[RFC PATCH v9 03/13] mm: Add support for eXclusive Page Frame Ownership (XPFO)
Nadav Amit
nadav.amit at gmail.com
Wed Apr 17 17:44:56 UTC 2019
> On Apr 17, 2019, at 10:26 AM, Ingo Molnar <mingo at kernel.org> wrote:
>
>
> * Nadav Amit <nadav.amit at gmail.com> wrote:
>
>>> On Apr 17, 2019, at 10:09 AM, Ingo Molnar <mingo at kernel.org> wrote:
>>>
>>>
>>> * Khalid Aziz <khalid.aziz at oracle.com> wrote:
>>>
>>>>> I.e. the original motivation of the XPFO patches was to prevent execution
>>>>> of direct kernel mappings. Is this motivation still present if those
>>>>> mappings are non-executable?
>>>>>
>>>>> (Sorry if this has been asked and answered in previous discussions.)
>>>>
>>>> Hi Ingo,
>>>>
>>>> That is a good question. Because of the cost of XPFO, we have to be very
>>>> sure we need this protection. The paper from Vasileios, Michalis and
>>>> Angelos - <http://www.cs.columbia.edu/~vpk/papers/ret2dir.sec14.pdf>,
>>>> does go into how ret2dir attacks can bypass SMAP/SMEP in sections 6.1
>>>> and 6.2.
>>>
>>> So it would be nice if you could generally summarize external arguments
>>> when defending a patchset, instead of me having to dig through a PDF
>>> which not only causes me to spend time that you probably already spent
>>> reading that PDF, but I might also interpret it incorrectly. ;-)
>>>
>>> The PDF you cited says this:
>>>
>>> "Unfortunately, as shown in Table 1, the W^X prop-erty is not enforced
>>> in many platforms, including x86-64. In our example, the content of
>>> user address 0xBEEF000 is also accessible through kernel address
>>> 0xFFFF87FF9F080000 as plain, executable code."
>>>
>>> Is this actually true of modern x86-64 kernels? We've locked down W^X
>>> protections in general.
>>
>> As I was curious, I looked at the paper. Here is a quote from it:
>>
>> "In x86-64, however, the permissions of physmap are not in sane state.

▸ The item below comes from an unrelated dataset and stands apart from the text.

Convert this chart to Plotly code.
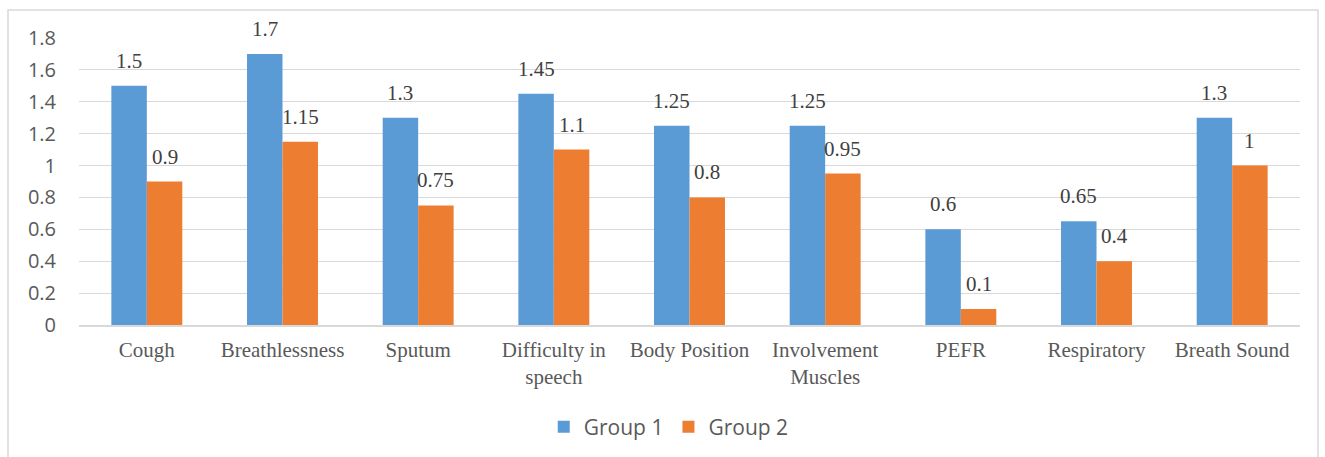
import plotly.graph_objects as go

categories = ["Cough", "Breathlessness", "Sputum", "Difficulty in<br>speech",
              "Body Position", "Involvement<br>Muscles", "PEFR", "Respiratory",
              "Breath Sound"]
group1 = [1.5, 1.7, 1.3, 1.45, 1.25, 1.25, 0.6, 0.65, 1.3]
group2 = [0.9, 1.15, 0.75, 1.1, 0.8, 0.95, 0.1, 0.4, 1.0]
y_ticks = [0, 0.2, 0.4, 0.6, 0.8, 1, 1.2, 1.4, 1.6, 1.8]

BLUE = "#5B9BD5"
ORANGE = "#ED7D31"
GRID = "#D9D9D9"
SERIF = "Liberation Serif"
SANS = "Open Sans"

W, H = 1325, 457
M = dict(l=79, r=25, t=38, b=132)
BARGAP = 0.477

fig = go.Figure()
fig.add_trace(go.Bar(name="Group 1", x=list(range(len(categories))), y=group1,
                     marker=dict(color=BLUE, line=dict(width=0))))
fig.add_trace(go.Bar(name="Group 2", x=list(range(len(categories))), y=group2,
                     marker=dict(color=ORANGE, line=dict(width=0))))

# value labels centred over each bar, lifted a little above the bar top
half = (1 - BARGAP) / 4
for series, off in ((group1, -half), (group2, half)):
    for i, v in enumerate(series):
        fig.add_annotation(x=i + off, y=v, text=f"{v:g}", showarrow=False,
                           yanchor="bottom", yshift=11,
                           font=dict(family=SERIF, size=21, color="#404040"))

# light frame around the chart area
pw = W - M["l"] - M["r"]
ph = H - M["t"] - M["b"]
fig.add_shape(type="rect", xref="paper", yref="paper",
              x0=(8 - M["l"]) / pw, x1=(1318 - M["l"]) / pw,
              y0=-(H + 20 - M["t"] - ph) / ph, y1=(M["t"] - 10 + ph) / ph,
              line=dict(color=GRID, width=1.5), fillcolor="rgba(0,0,0,0)",
              layer="below")

fig.update_layout(
    width=W, height=H, margin=M,
    paper_bgcolor="white", plot_bgcolor="white",
    barmode="group", bargap=BARGAP, bargroupgap=0,
    showlegend=True,
    legend=dict(orientation="h", x=0.483, xanchor="center",
                yref="container", y=30 / H, yanchor="middle",
                font=dict(family=SANS, size=21, color="#595959"),
                itemwidth=30, traceorder="normal"),
    xaxis=dict(tickmode="array", tickvals=list(range(len(categories))),
               ticktext=categories, range=[-0.5, len(categories) - 0.5],
               showgrid=False, showline=True, linecolor=GRID, linewidth=1.5,
               ticks="", tickfont=dict(family=SERIF, size=21, color="#595959"),
               ticklabelstandoff=5, zeroline=False, automargin=False),
    yaxis=dict(range=[0, 1.8], tickmode="array", tickvals=y_ticks,
               ticktext=[f"{t:g}" for t in y_ticks],
               showgrid=True, gridcolor=GRID, gridwidth=1.2, zeroline=False,
               showline=False, ticks="", ticklabelstandoff=22, automargin=False,
               tickfont=dict(family=SANS, size=20, color="#595959")),
)

fig.write_html("out.html")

>> Kernels up to v3.8.13 violate the W^X property by mapping the entire region
>> as “readable, writeable, and executable” (RWX)—only very recent kernels
>> (≥v3.9) use the more conservative RW mapping.”
>
> But v3.8.13 is a 5+ years old kernel, it doesn't count as a "modern"
> kernel in any sense of the word. For any proposed patchset with
> significant complexity and non-trivial costs the benchmark version
> threshold is the "current upstream kernel".
>
> So does that quote address my followup questions:
>
>> Is this actually true of modern x86-64 kernels? We've locked down W^X
>> protections in general.
>>
>> I.e. this conclusion:
>>
>> "Therefore, by simply overwriting kfptr with 0xFFFF87FF9F080000 and
>> triggering the kernel to dereference it, an attacker can directly
>> execute shell code with kernel privileges."
>>
>> ... appears to be predicated on imperfect W^X protections on the x86-64
>> kernel.
>>
>> Do such holes exist on the latest x86-64 kernel? If yes, is there a
>> reason to believe that these W^X holes cannot be fixed, or that any fix
>> would be more expensive than XPFO?
>
> ?
>
> What you are proposing here is a XPFO patch-set against recent kernels
> with significant runtime overhead, so my questions about the W^X holes
> are warranted.
>
Just to clarify - I am an innocent bystander and have no part in this work.
I was just looking (again) at the paper, as I was curious due to the recent
patches that I sent that improve W^X protection.